The Kazakh tenge depreciated by 4.7% against the dollar on April 10 in an unmistakeable reaction to the US sanctions assault on top oligarchs in Russia, which has caused the Russian ruble to come under the worst selling pressure since January 2016.
As the chain reaction spread in a country with imperative trade and investment links to the Russian economy, exchange offices in the Kazakh commercial capital Almaty that were selling dollars at KZT321 in the morning were demanding KZT332 by the afternoon and KZT334 by 6pm local time. No signs of panic or long lines were seen at the exchange bureaux, but the few who noticed the rapid slide of the tenge quickly became eager to rush for safer assets.
The tenge hit its lowest level in 11 months last October 6, reaching KZT345 against the greenback, but it recovered to KZT318 in March, before weakening slightly to KZT320.29 as of April 9. The sharp turn very much arrived on April 10 as Washington and Moscow exchanged angry words over the sanctions and the alleged chemical attack on civilians in Syria. “The rate was at 328 tenge when I arrived here, but it grew to 329.7 tenge while I was waiting my turn,” a local woman told bne IntelliNews at an Almaty exchange office.
The tenge also toppled against the euro. On the day, it closed at KZT410, compared to the KZT393 recorded at the end of April 9.
A recent poll of analysts conducted by Reuters predicted that the tenge would remain stable or strengthen against the dollar during April due to expected strong oil prices, but that it would weaken over the next 12 months overall. But the unprecedented effect of sanctions on Russia may certainly disrupt such forecasts. The relatively fast depreciation rate seen on April 10 might potentially spill over into a dollar-buying spree within the next few days.

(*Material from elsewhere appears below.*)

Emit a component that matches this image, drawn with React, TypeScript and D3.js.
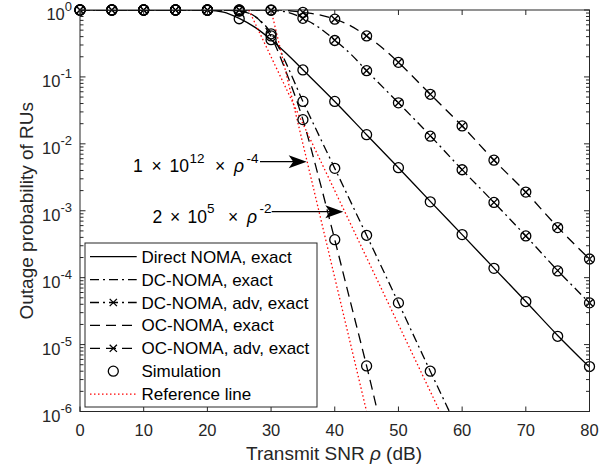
import React from "react";
import * as d3 from "d3";

// ---------- data ----------
const xTicks = [0, 10, 20, 30, 40, 50, 60, 70, 80];
const yTickExps = [0, -1, -2, -3, -4, -5, -6];
const markerSnr = [0, 5, 10, 15, 20, 25, 30, 35, 40, 45, 50, 55, 60, 65, 70, 75, 80];

// Direct NOMA, exact
const directX = [0, 5, 10, 15, 17.5, 20, 22.5, 25, 27.5, 30, 32.5, 35, 40, 45, 50, 55, 60, 65, 70, 75, 80];
const directY = [1, 1, 1, 1, 0.998, 0.99, 0.93, 0.75, 0.55, 0.36, 0.22, 0.128, 0.043, 0.0137, 0.0044, 0.00138, 4.4e-4, 1.39e-4, 4.4e-5, 1.37e-5, 4.6e-6];

// DC-NOMA, exact
const dcExactX = [0, 5, 10, 15, 20, 22.5, 25, 27.5, 30, 32.5, 35, 37.5, 40, 45, 50, 55, 60];
const dcExactY = [1, 1, 1, 1, 1, 0.998, 0.975, 0.8, 0.45, 0.15, 0.043, 0.0135, 0.0043, 4.3e-4, 4.2e-5, 4.0e-6, 4.0e-7];

// DC-NOMA, adv, exact
const dcAdvX = [0, 5, 10, 15, 20, 25, 27.5, 30, 32.5, 35, 37.5, 40, 42.5, 45, 50, 55, 60, 65, 70, 75, 80];
const dcAdvY = [1, 1, 1, 1, 1, 1, 0.998, 0.99, 0.93, 0.75, 0.55, 0.355, 0.22, 0.124, 0.041, 0.0132, 0.0041, 0.00133, 4.2e-4, 1.28e-4, 4.2e-5];

// OC-NOMA, exact
const ocExactX = [0, 5, 10, 15, 20, 22.5, 25, 27.5, 30, 32.5, 35, 37.5, 40, 42.5, 45, 47.5];
const ocExactY = [1, 1, 1, 1, 1, 0.997, 0.965, 0.8, 0.4, 0.11, 0.023, 0.0031, 3.7e-4, 4.2e-5, 4.8e-6, 4.8e-7];

// OC-NOMA, adv, exact
const ocAdvX = [0, 5, 10, 15, 20, 25, 30, 32.5, 35, 37.5, 40, 42.5, 45, 47.5, 50, 55, 60, 65, 70, 75, 80];
const ocAdvY = [1, 1, 1, 1, 1, 1, 1, 0.985, 0.92, 0.85, 0.73, 0.58, 0.41, 0.27, 0.165, 0.055, 0.0185, 0.0057, 0.0019, 5.7e-4, 1.9e-4];

// Simulation points
const simDirect = [1, 1, 1, 1, 0.99, 0.74, 0.36, 0.127, 0.043, 0.0137, 0.0044, 0.00136, 4.4e-4, 1.38e-4, 4.4e-5, 1.33e-5, 4.7e-6];
const simDcExact = [1, 1, 1, 1, 1, 0.97, 0.44, 0.043, 0.0043, 4.3e-4, 4.2e-5, 4.0e-6];
const simDcAdv = [1, 1, 1, 1, 1, 1, 0.99, 0.75, 0.35, 0.124, 0.041, 0.013, 0.0041, 0.00133, 4.2e-4, 1.26e-4, 4.2e-5];
const simOcExact = [1, 1, 1, 1, 1, 0.965, 0.41, 0.023, 3.7e-4, 4.8e-6];
const simOcAdv = [1, 1, 1, 1, 1, 1, 1, 0.92, 0.73, 0.41, 0.165, 0.055, 0.0185, 0.0057, 0.0019, 5.6e-4, 1.9e-4];

// Reference lines (straight in log-dB space)
const ref4X = [30, 45];
const ref4Y = [1, 1e-6];
const ref2X = [26.5, 56.5];
const ref2Y = [1, 1e-6];

const legendLabels = [
  "Direct NOMA, exact",
  "DC-NOMA, exact",
  "DC-NOMA, adv, exact",
  "OC-NOMA, exact",
  "OC-NOMA, adv, exact",
  "Simulation",
  "Reference line",
];

// ---------- styles ----------
const FONT = "'Liberation Sans', Arial, Helvetica, sans-serif";
const AX = "#262626";
const LW = 1.3;
const DASH = "10,6";
const DASHDOT = "9,4,2,4";
const DOT = "1.5,2.5";

export default function App() {
  const W = 613;
  const H = 472;
  const L = 80, R = 589.5, T = 10, B = 411.5;
  const x = d3.scaleLinear().domain([0, 80]).range([L, R]);
  const y = d3.scaleLog().domain([1e-6, 1]).range([B, T]);

  const mk = (xs: number[], ys: number[]) => xs.map((v, i) => [v, ys[i]] as [number, number]);
  const line = d3
    .line<[number, number]>()
    .x((d) => x(d[0]))
    .y((d) => y(d[1]))
    .curve(d3.curveMonotoneX);
  const straight = d3
    .line<[number, number]>()
    .x((d) => x(d[0]))
    .y((d) => y(d[1]));

  const lookup = (xs: number[], ys: number[], v: number) => ys[xs.indexOf(v)];

  const curves = [
    { d: line(mk(directX, directY)), dash: undefined },
    { d: line(mk(dcExactX, dcExactY)), dash: DASHDOT },
    { d: line(mk(dcAdvX, dcAdvY)), dash: DASHDOT },
    { d: line(mk(ocExactX, ocExactY)), dash: DASH },
    { d: line(mk(ocAdvX, ocAdvY)), dash: DASH },
  ];

  const sims = [simDirect, simDcExact, simDcAdv, simOcExact, simOcAdv];
  const circles: [number, number][] = [];
  sims.forEach((s) =>
    s.forEach((v, i) => {
      if (v >= 1e-6) circles.push([markerSnr[i], v]);
    })
  );
  const crosses: [number, number][] = [];
  markerSnr.forEach((s) => {
    crosses.push([s, lookup(dcAdvX, dcAdvY, s)]);
    crosses.push([s, lookup(ocAdvX, ocAdvY, s)]);
  });

  const xMark = (cx: number, cy: number, k: string) => (
    <path
      key={k}
      d={`M${cx - 3.6},${cy - 3.6}L${cx + 3.6},${cy + 3.6}M${cx - 3.6},${cy + 3.6}L${cx + 3.6},${cy - 3.6}`}
      stroke="#000"
      strokeWidth={LW}
      fill="none"
    />
  );

  // minor ticks
  const minor: number[] = [];
  for (let k = -6; k < 0; k++) for (let m = 2; m <= 9; m++) minor.push(m * Math.pow(10, k));

  // legend
  const lgX = 85, lgY = 243, lgW = 232, lgH = 164;
  const rowY = (i: number) => 256.7 + i * 22.9;
  const sx0 = 90, sx1 = 136.7, sxm = 113.3, tx = 141.5;

  const arrowHead = (tipX: number, yy: number, k: string) => (
    <path
      key={k}
      d={`M${tipX},${yy}L${tipX - 18},${yy - 6.5}L${tipX - 13.5},${yy}L${tipX - 18},${yy + 6.5}Z`}
      fill="#000"
    />
  );

  return (
    <svg
      width={W}
      height={H}
      viewBox={`0 0 ${W} ${H}`}
      style={{ position: "absolute", left: 0, top: 0, background: "#fff" }}
      fontFamily={FONT}
    >
      <rect x={0} y={0} width={W} height={H} fill="#fff" />
      <defs>
        <clipPath id="plotClip">
          <rect x={L} y={T} width={R - L} height={B - T} />
        </clipPath>
      </defs>

      {/* curves */}
      <g clipPath="url(#plotClip)" fill="none">
        {curves.map((c, i) => (
          <path key={i} d={c.d || ""} stroke="#000" strokeWidth={LW} strokeDasharray={c.dash} />
        ))}
        <path d={straight(mk(ref4X, ref4Y)) || ""} stroke="#ff0000" strokeWidth={LW} strokeDasharray={DOT} />
        <path d={straight(mk(ref2X, ref2Y)) || ""} stroke="#ff0000" strokeWidth={LW} strokeDasharray={DOT} />
      </g>

      {/* markers */}
      <g>
        {crosses.map((p, i) => xMark(x(p[0]), y(p[1]), "x" + i))}
        {circles.map((p, i) => (
          <circle key={"c" + i} cx={x(p[0])} cy={y(p[1])} r={5} fill="none" stroke="#000" strokeWidth={LW} />
        ))}
      </g>

      {/* axes box and ticks */}
      <g stroke={AX} strokeWidth={1}>
        <rect x={L} y={T} width={R - L} height={B - T} fill="none" />
        {xTicks.map((t) => (
          <g key={"xt" + t}>
            <line x1={x(t)} x2={x(t)} y1={B} y2={B - 5} />
            <line x1={x(t)} x2={x(t)} y1={T} y2={T + 5} />
          </g>
        ))}
        {yTickExps.map((e) => (
          <g key={"yt" + e}>
            <line x1={L} x2={L + 5.5} y1={y(Math.pow(10, e))} y2={y(Math.pow(10, e))} />
            <line x1={R} x2={R - 5.5} y1={y(Math.pow(10, e))} y2={y(Math.pow(10, e))} />
          </g>
        ))}
        {minor.map((v, i) => (
          <g key={"mt" + i}>
            <line x1={L} x2={L + 3.5} y1={y(v)} y2={y(v)} />
            <line x1={R} x2={R - 3.5} y1={y(v)} y2={y(v)} />
          </g>
        ))}
      </g>

      {/* tick labels */}
      <g fill={AX} fontSize={16.5}>
        {xTicks.map((t) => (
          <text key={"xl" + t} x={x(t)} y={436} textAnchor="middle">
            {t}
          </text>
        ))}
        {yTickExps.map((e) => (
          <text key={"yl" + e} x={72} y={y(Math.pow(10, e)) + 10} textAnchor="end">
            10
            <tspan dy={-9} fontSize={13}>
              {e}
            </tspan>
          </text>
        ))}
      </g>

      {/* axis labels */}
      <text x={334} y={460} textAnchor="middle" fontSize={19} fill={AX}>
        Transmit SNR <tspan fontStyle="italic">ρ</tspan> (dB)
      </text>
      <text
        transform={`translate(33,${(T + B) / 2}) rotate(-90)`}
        textAnchor="middle"
        fontSize={19}
        fill={AX}
      >
        Outage probability of RUs
      </text>

      {/* annotations */}
      <g fill="#000" fontSize={17.5}>
        <line x1={260} x2={295} y1={161.7} y2={161.7} stroke="#000" strokeWidth={1.2} />
        {arrowHead(306.7, 161.7, "a1")}
        <text x={133} y={171.7}>1</text>
        <text x={156.7} y={171.7} textAnchor="middle">×</text>
        <text x={169.5} y={171.7}>10</text>
        <text x={189.5} y={163} fontSize={13.5}>12</text>
        <text x={220} y={171.7} textAnchor="middle">×</text>
        <text x={234} y={171.7} fontStyle="italic">ρ</text>
        <text x={246.5} y={163} fontSize={13.5}>-4</text>

        <line x1={271.7} x2={331} y1={211.7} y2={211.7} stroke="#000" strokeWidth={1.2} />
        {arrowHead(343.3, 211.7, "a2")}
        <text x={152.5} y={223}>2</text>
        <text x={175} y={223} textAnchor="middle">×</text>
        <text x={187.5} y={223}>10</text>
        <text x={207} y={213} fontSize={13.5}>5</text>
        <text x={233} y={223} textAnchor="middle">×</text>
        <text x={247} y={223} fontStyle="italic">ρ</text>
        <text x={259.5} y={213} fontSize={13.5}>-2</text>
      </g>

      {/* legend */}
      <g>
        <rect x={lgX} y={lgY} width={lgW} height={lgH} fill="#fff" stroke={AX} strokeWidth={1} />
        {legendLabels.map((lab, i) => {
          const yy = rowY(i);
          let sample: React.ReactNode = null;
          if (i === 0) sample = <line x1={sx0} x2={sx1} y1={yy} y2={yy} stroke="#000" strokeWidth={LW} />;
          if (i === 1 || i === 2)
            sample = <line x1={sx0} x2={sx1} y1={yy} y2={yy} stroke="#000" strokeWidth={LW} strokeDasharray={DASHDOT} />;
          if (i === 3 || i === 4)
            sample = <line x1={sx0} x2={sx1} y1={yy} y2={yy} stroke="#000" strokeWidth={LW} strokeDasharray={DASH} />;
          if (i === 6)
            sample = <line x1={sx0} x2={sx1} y1={yy} y2={yy} stroke="#ff0000" strokeWidth={LW} strokeDasharray={DOT} />;
          return (
            <g key={"lg" + i}>
              {sample}
              {(i === 2 || i === 4) && xMark(sxm, yy, "lx" + i)}
              {i === 5 && <circle cx={sxm} cy={yy} r={5} fill="none" stroke="#000" strokeWidth={LW} />}
              <text x={tx} y={yy + 6} fontSize={17} fill="#000">
                {lab}
              </text>
            </g>
          );
        })}
      </g>
    </svg>
  );
}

The Kazakh central bank, the National Bank of Kazakhstan (NBK), on April 9 reaffirmed its expectations that inflation may slow to below the lower band of the central bank's targeted 5-7% inflation range for 2018. However, the national lender may now find itself intervening to maintain the exchange rate, just as it did in the last four months of 2017—if there is a sustained unexpected devaluation, tenge-price inflation might be pushed up—contrary to its expectations.
The NBK’s policy rate, cut twice this year by 0.75pp in all, stands at 9.5%. When making the cuts, the central bankers said they were aiming to direct inflation to their target range. They had previously stated they were striving to maintain the policy rate at 4pp above the level of inflation. The inflation rate stood at 6.6% in March and at 6.5% in February.
Those looking for a brighter outlook might rate the chances of a continual rise in oil prices counteracting the effects of any panic caused by the ruble crash. Saudi Arabia was on April 9 reportedly pushing oil producers to aim for $80/barrel.
April 10 also saw the tenge strengthen against the Russian rouble, reaching as much KZT5, as opposed to the KZT5.77 rate seen the previous day.